■ **Set exercise**: Copy out the line that contains "Give me the matplotlib source for this chart.", the line that contains "1, 0, 0, 0, 0]", and every line between them, exactly, and nothing else.

■ **Records shown**:
--- Begin ---

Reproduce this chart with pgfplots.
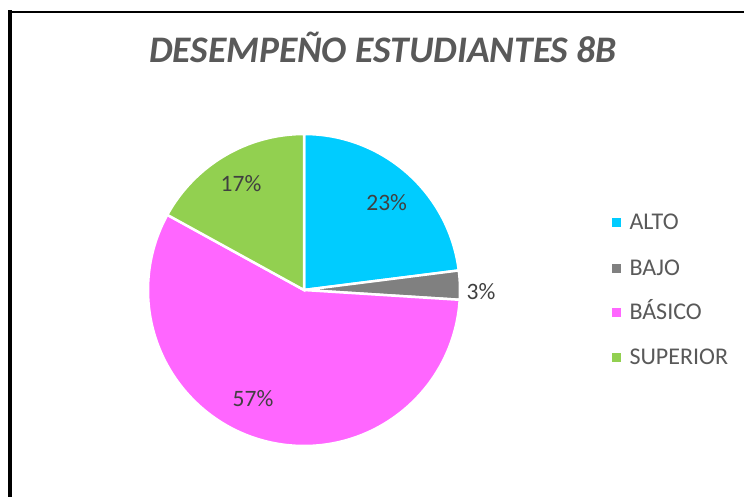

--- End ---
--- Begin ---

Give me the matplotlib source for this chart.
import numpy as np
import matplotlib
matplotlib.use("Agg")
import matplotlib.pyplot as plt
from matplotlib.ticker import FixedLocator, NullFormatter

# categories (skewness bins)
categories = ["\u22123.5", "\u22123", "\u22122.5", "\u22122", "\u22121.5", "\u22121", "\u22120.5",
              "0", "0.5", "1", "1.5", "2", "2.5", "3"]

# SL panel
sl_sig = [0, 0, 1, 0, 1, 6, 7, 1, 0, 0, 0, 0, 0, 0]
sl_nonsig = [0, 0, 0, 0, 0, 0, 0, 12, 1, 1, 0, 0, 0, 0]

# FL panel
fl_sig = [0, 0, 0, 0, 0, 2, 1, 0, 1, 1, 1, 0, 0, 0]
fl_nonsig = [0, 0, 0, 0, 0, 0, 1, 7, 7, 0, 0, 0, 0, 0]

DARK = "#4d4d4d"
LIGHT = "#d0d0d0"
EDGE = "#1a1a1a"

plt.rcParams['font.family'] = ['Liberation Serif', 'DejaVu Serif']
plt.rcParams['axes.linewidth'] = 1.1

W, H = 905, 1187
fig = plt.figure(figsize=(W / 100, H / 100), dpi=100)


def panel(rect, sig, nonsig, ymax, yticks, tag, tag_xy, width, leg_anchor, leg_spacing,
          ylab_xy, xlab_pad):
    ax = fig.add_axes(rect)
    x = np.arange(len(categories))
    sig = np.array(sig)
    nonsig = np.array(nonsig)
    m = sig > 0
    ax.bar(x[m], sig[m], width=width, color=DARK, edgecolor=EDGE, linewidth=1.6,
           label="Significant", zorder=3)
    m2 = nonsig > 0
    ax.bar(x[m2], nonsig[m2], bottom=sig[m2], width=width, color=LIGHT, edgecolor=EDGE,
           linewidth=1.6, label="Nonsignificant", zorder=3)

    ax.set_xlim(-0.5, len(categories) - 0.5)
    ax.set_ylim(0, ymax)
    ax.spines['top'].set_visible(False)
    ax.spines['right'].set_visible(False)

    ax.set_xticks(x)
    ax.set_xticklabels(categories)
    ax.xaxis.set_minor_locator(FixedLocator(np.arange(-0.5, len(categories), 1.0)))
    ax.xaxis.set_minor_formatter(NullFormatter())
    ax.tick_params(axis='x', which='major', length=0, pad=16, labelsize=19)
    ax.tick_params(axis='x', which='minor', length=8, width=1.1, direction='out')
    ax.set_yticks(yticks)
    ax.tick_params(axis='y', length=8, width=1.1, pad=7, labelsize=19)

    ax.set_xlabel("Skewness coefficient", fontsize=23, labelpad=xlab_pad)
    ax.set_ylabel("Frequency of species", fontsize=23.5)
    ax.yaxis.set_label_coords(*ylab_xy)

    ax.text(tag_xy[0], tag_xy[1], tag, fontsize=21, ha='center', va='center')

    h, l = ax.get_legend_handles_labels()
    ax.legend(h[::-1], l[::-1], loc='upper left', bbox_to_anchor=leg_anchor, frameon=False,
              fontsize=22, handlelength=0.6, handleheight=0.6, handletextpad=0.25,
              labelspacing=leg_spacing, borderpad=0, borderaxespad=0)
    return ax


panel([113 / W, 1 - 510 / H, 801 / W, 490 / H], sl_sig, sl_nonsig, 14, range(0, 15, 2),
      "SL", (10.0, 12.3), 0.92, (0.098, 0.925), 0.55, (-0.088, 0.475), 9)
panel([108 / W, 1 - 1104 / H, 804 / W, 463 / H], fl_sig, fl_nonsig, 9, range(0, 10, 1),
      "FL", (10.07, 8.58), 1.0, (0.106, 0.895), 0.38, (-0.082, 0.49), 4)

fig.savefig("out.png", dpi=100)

--- End ---
--- Begin ---

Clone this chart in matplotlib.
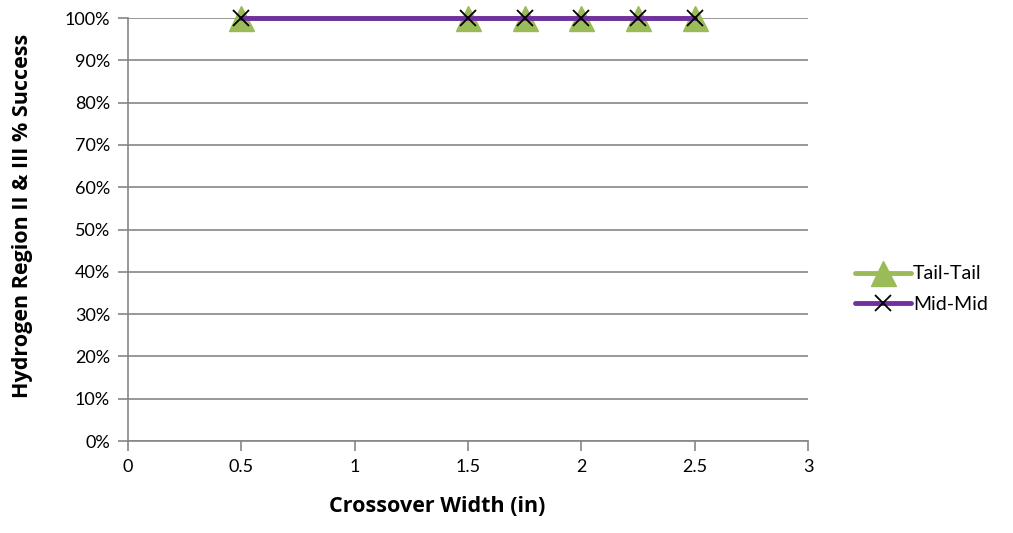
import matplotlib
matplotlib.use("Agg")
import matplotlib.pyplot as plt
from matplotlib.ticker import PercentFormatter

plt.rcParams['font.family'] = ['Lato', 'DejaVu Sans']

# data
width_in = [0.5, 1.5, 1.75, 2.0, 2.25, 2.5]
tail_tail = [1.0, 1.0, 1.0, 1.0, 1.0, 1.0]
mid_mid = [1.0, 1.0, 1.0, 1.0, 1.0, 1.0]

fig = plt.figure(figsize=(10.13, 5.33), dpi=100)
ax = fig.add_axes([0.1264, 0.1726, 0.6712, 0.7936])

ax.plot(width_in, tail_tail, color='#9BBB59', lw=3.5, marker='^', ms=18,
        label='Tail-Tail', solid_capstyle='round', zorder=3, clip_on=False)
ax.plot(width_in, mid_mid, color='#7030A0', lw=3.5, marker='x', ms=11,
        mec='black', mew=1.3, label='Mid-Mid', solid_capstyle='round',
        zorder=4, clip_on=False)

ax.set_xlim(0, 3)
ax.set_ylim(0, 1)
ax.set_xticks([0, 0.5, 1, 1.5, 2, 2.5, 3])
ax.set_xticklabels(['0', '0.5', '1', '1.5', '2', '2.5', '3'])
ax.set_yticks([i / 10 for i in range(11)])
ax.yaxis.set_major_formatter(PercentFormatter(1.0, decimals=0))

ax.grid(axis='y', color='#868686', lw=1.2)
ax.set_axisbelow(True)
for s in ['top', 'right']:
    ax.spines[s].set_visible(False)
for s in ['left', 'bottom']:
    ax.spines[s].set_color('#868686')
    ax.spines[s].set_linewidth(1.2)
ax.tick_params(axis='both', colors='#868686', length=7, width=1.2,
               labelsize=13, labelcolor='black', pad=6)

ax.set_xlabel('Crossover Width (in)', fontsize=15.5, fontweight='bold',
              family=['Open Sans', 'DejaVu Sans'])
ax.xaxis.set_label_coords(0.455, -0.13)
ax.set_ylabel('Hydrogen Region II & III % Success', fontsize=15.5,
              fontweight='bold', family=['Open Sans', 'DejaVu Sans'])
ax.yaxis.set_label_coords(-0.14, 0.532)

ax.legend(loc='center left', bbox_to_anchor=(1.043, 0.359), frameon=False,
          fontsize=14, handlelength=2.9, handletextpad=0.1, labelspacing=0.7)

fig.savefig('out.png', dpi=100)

--- End ---

■ **Exercise solution**:
Give me the matplotlib source for this chart.
import numpy as np
import matplotlib
matplotlib.use("Agg")
import matplotlib.pyplot as plt
from matplotlib.ticker import FixedLocator, NullFormatter

# categories (skewness bins)
categories = ["\u22123.5", "\u22123", "\u22122.5", "\u22122", "\u22121.5", "\u22121", "\u22120.5",
              "0", "0.5", "1", "1.5", "2", "2.5", "3"]

# SL panel
sl_sig = [0, 0, 1, 0, 1, 6, 7, 1, 0, 0, 0, 0, 0, 0]
sl_nonsig = [0, 0, 0, 0, 0, 0, 0, 12, 1, 1, 0, 0, 0, 0]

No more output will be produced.